Classic ETFs replicate a benchmark as closely as possible – passively and rule-based. Active ETFs, on the other hand, aim to beat this benchmark. To achieve this, they deliberately deviate in their selection. In contrast to traditional funds, however, their scope is often more narrowly defined – for example via bandwidths or factor specifications. Therefore, they are often rule-based approaches with an active approach. In the US,this trend is encouraged by tax advantages; in Europe, growth is somewhat slower but steady. These new active ETFs combine the transparency, tradability and cost structure of an ETF with active elements – a concept that definitely has potential
In June, Berenberg launched the new fund-based asset management strategy “Berenberg Go”. What makes this strategy special and who is it suitable for?
“Berenberg Go” combines our in-house expertise with the flexibility and efficiency of ETFs.
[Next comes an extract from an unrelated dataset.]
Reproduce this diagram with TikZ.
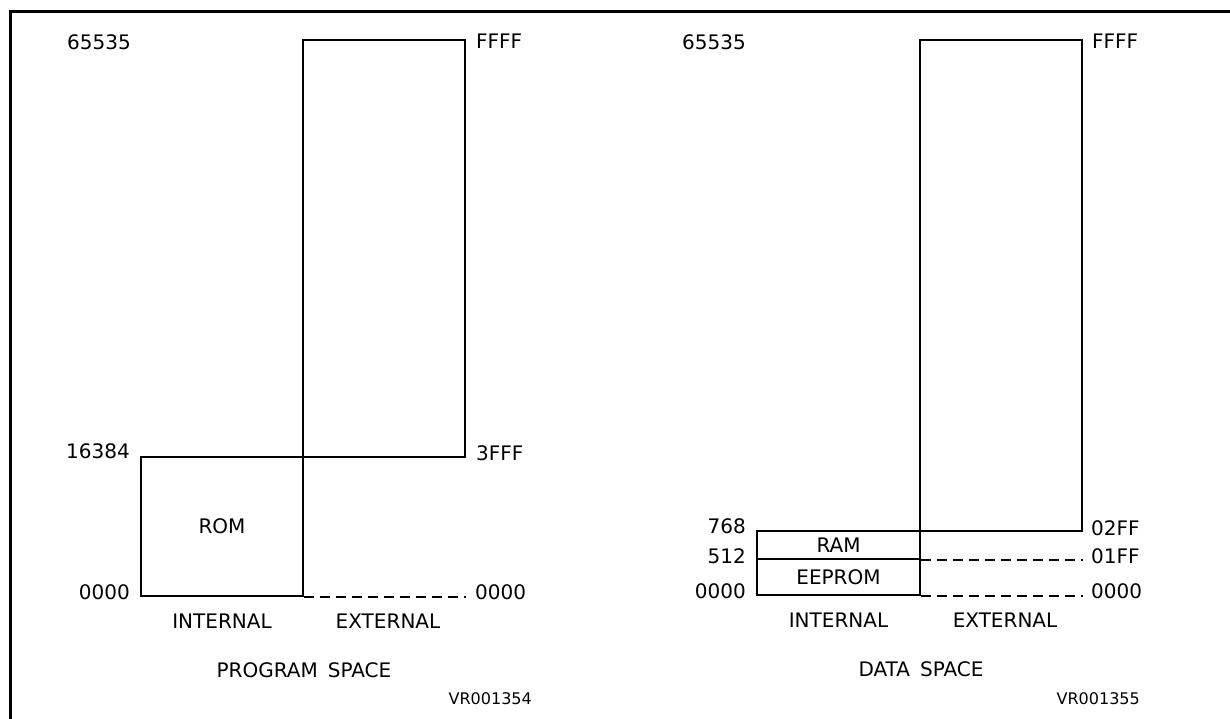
\documentclass[tikz,border=0pt]{standalone}
\usepackage{fontspec}
\setmainfont{DejaVu Sans}
\usepackage{tikz}
\usetikzlibrary{
  positioning,
  calc
}
\tikzset{
  frameline/.style={
    line width=3pt,
    draw=black,
  },
  membox/.style={
    draw=black,
    line width=2pt,
    inner sep=0pt,
    align=center,
    font=\fontsize{20}{22}\selectfont,
  },
  dashline/.style={
    line width=2pt,
    dash pattern=on 10pt off 6pt,
  },
  addr/.style={
    font=\fontsize{20}{22}\selectfont,
    inner sep=0pt,
  },
  tag/.style={
    font=\fontsize{20}{22}\selectfont,
    inner sep=0pt,
  },
  figcode/.style={
    font=\fontsize{16}{18}\selectfont,
    inner sep=0pt,
  },
}

\begin{document}
\begin{tikzpicture}[
  x=1pt, y=-1pt,
]
  \useasboundingbox (0,0) rectangle (1230,719);
  \draw[frameline] (10,719) -- (10,11.5) -- (1230,11.5);

  % Left map --- program space
  \node[membox, minimum width=162pt, minimum height=417pt] (pext) at (384,248.5) {};
  \node[membox, minimum width=162pt, minimum height=139pt] (rom) at (222,526.5) {ROM};
  \draw[dashline] (rom.south east) -- (pext.east |- rom.south);

  \node[addr, left=9pt of rom.west |- pext.north, yshift=-3pt] (p65535) {65535};
  \node[addr, left=10pt of rom.north west, yshift=5pt] (p16384) {16384};
  \node[addr, left=10pt of rom.south west, yshift=5pt] (p0000) {0000};
  \node[addr, right=10pt of pext.north east, yshift=-2pt] (pffff) {FFFF};
  \node[addr, right=10pt of pext.south east, yshift=5pt] (p3fff) {3FFF};
  \node[addr, right=9pt of pext.east |- rom.south, yshift=5pt] (p0000x) {0000};

  \node[tag, below=17pt of rom.south] (pint) {INTERNAL};
  \node[tag, below=17pt of pext.south |- rom.south, xshift=4pt] (pextl) {EXTERNAL};
  \node[tag, below=65pt of rom.south east] (ptitle) {PROGRAM\hspace{10pt}SPACE};
  \node[figcode, anchor=east] (pcode) at (532,699) {VR001354};

  % Right map --- data space
  \node[membox, minimum width=162pt, minimum height=491pt] (dext) at (1001,285.5) {};
  \node[membox, minimum width=163pt, minimum height=28pt] (ram) at (838.5,545) {RAM};
  \node[membox, minimum width=163pt, minimum height=36pt] (eeprom) at (838.5,577) {EEPROM};
  \draw[dashline] (ram.south east) -- (dext.east |- ram.south);
  \draw[dashline] (eeprom.south east) -- (dext.east |- eeprom.south);

  \node[addr, left=10pt of ram.west |- dext.north, yshift=-3pt] (d65535) {65535};
  \node[addr, left=10pt of ram.north west, yshift=4pt] (d768) {768};
  \node[addr, left=10pt of ram.south west, yshift=4pt] (d512) {512};
  \node[addr, left=10pt of eeprom.south west, yshift=5pt] (d0000) {0000};
  \node[addr, right=9pt of dext.north east, yshift=-2pt] (dffff) {FFFF};
  \node[addr, right=8pt of dext.south east, yshift=4pt] (d02ff) {02FF};
  \node[addr, right=8pt of dext.east |- ram.south, yshift=4pt] (d01ff) {01FF};
  \node[addr, right=8pt of dext.east |- eeprom.south, yshift=5pt] (d0000x) {0000};

  \node[tag, below=17pt of eeprom.south] (dint) {INTERNAL};
  \node[tag, below=17pt of dext.south |- eeprom.south, xshift=4pt] (dextl) {EXTERNAL};
  \node[tag, below=65pt of eeprom.south east] (dtitle) {DATA\hspace{10pt}SPACE};
  \node[figcode, anchor=east] (dcode) at (1140,699) {VR001355};
\end{tikzpicture}
\end{document}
The active management of asset class quotas is a central element of the investment strategy. Furthermore, we focus on specific Berenberg fund solutions and combine these with ETFs. This allows us to integrate gold and commodity investments alongside equities and bonds, and broadly cover the multi-asset universe. The result is a modern, cost-efficient and dynamically managed strategy. The strategy is aimed at discerning investors who are looking for professional asset management with discretionary control and targeted alpha opportunities – and who rely on a well-thought-out combination of active and passive components
How does “Berenberg Go” differ from the classic “Berenberg Multi Manager” fund strategy?
The main difference lies in the range of funds used. While “Berenberg Go” works with internal funds and ETFs, “Berenberg Multi Manager” also incorporates selected strategies from external providers – following a best-in-class approach. However, both strategies share the same philosophy: active quota management, strategic inclusion of alternative investments such as gold, and a structured selection process. They are therefore two variants of the same basic conviction – differing in the depth of implementation.
How has the fund landscape changed in recent years? Which trends are currently still underestimated?
The ETF trend has changed the fund landscape considerably. Today, many markets and themes can be mapped cost-efficiently – and can be managed flexibly thanks to exchange trading. The field of active ETFs is particularly dynamic. Even if their growth in Europe is slower than in the US, their potential should not be underestimated. In addition, I see a renaissance of active funds – particularly in the bond sector, but increasingly also in equities. This is because the market is becoming more selective: the dominance of a few large technology stocks could become less important. This creates more opportunities for active management. However, it remains challenging to identify strategies that add value. Herein lies our claim – and our task.
Our interview guest

Tobias Schäfer
Tobias Schäfer has been with Berenberg since July 2018. As a portfolio manager in private asset management, he is responsible for the fund-heavy asset management core strategies. A further focus is on qualitative fund selection in the equities/bonds and alternative sectors as well as on ETF selection. Mr. Schäfer completed his apprenticeship as a bank clerk at Sparkasse Darmstadt in 2012, where he subsequently worked as an asset management consultant and completed his studies in Banking & Finance at FOM in 2015. During his Master of Finance at the Frankfurt School of Finance, he worked as a working student in institutional multi-asset portfolio management at Union Investment. There he was hired in 2017 after the successful completion of his studies and was responsible for institutional investors as junior portfolio manager in the advisory department.